◆ Dataset extract:

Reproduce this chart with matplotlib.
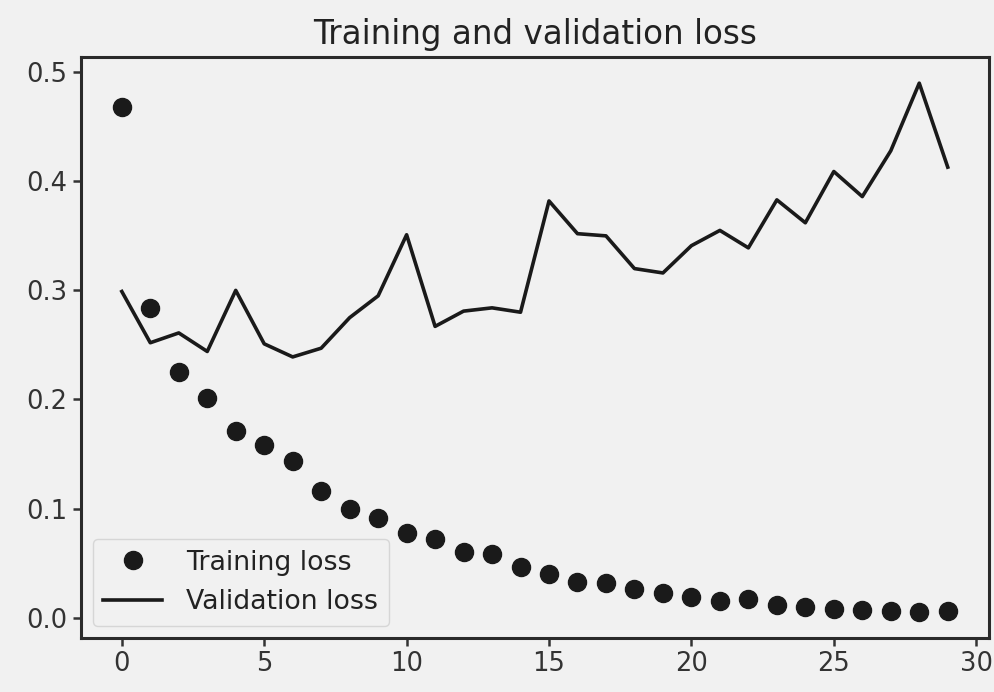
import numpy as np
import matplotlib
matplotlib.use("Agg")
import matplotlib.pyplot as plt

# loss por epoca
epochs = np.arange(0, 30)
loss = [0.468, 0.284, 0.225, 0.201, 0.171, 0.158, 0.144, 0.116, 0.100, 0.091,
        0.078, 0.072, 0.060, 0.058, 0.046, 0.040, 0.033, 0.032, 0.026, 0.023,
        0.019, 0.015, 0.017, 0.012, 0.0095, 0.008, 0.0066, 0.006, 0.0055, 0.0058]
val_loss = [0.299, 0.252, 0.261, 0.244, 0.300, 0.251, 0.239, 0.247, 0.275, 0.295,
            0.351, 0.267, 0.281, 0.284, 0.280, 0.382, 0.352, 0.350, 0.320, 0.316,
            0.341, 0.355, 0.339, 0.383, 0.362, 0.409, 0.386, 0.428, 0.490, 0.413]

plt.rcParams["font.size"] = 18.5
plt.rcParams["text.color"] = "#222222"
plt.rcParams["xtick.color"] = "#333333"
plt.rcParams["ytick.color"] = "#333333"

fig = plt.figure(figsize=(9.94, 6.92), dpi=100, facecolor="#f1f1f1")
ax = fig.add_subplot(111, facecolor="#f1f1f1")
fig.subplots_adjust(left=0.081, right=0.995, top=0.918, bottom=0.078)

ax.plot(epochs, loss, "o", color="#1a1a1a", markersize=13, label="Training loss")
ax.plot(epochs, val_loss, "-", color="#1a1a1a", linewidth=2.6, label="Validation loss")

ax.set_title("Training and validation loss", fontsize=23.5, pad=9)
ax.set_xticks([0, 5, 10, 15, 20, 25, 30])
ax.set_yticks([0.0, 0.1, 0.2, 0.3, 0.4, 0.5])
ax.tick_params(width=1.8, length=6)
for s in ax.spines.values():
    s.set_linewidth(2.2)
    s.set_color("#2a2a2a")

ax.legend(loc="lower left", fontsize=19.3, frameon=True, edgecolor="#d0d0d0",
          facecolor="#f1f1f1", framealpha=0.8, handlelength=2.2,
          handletextpad=0.9, borderaxespad=0.45)

fig.savefig("out.png", dpi=100, facecolor=fig.get_facecolor())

◆ Written exercise: Restate the data word for word from its first line through the line with "import matplotlib.pyplot as plt", leaving out any picture along the way.

◆ Output for this task:
Reproduce this chart with matplotlib.
import numpy as np
import matplotlib
matplotlib.use("Agg")
import matplotlib.pyplot as plt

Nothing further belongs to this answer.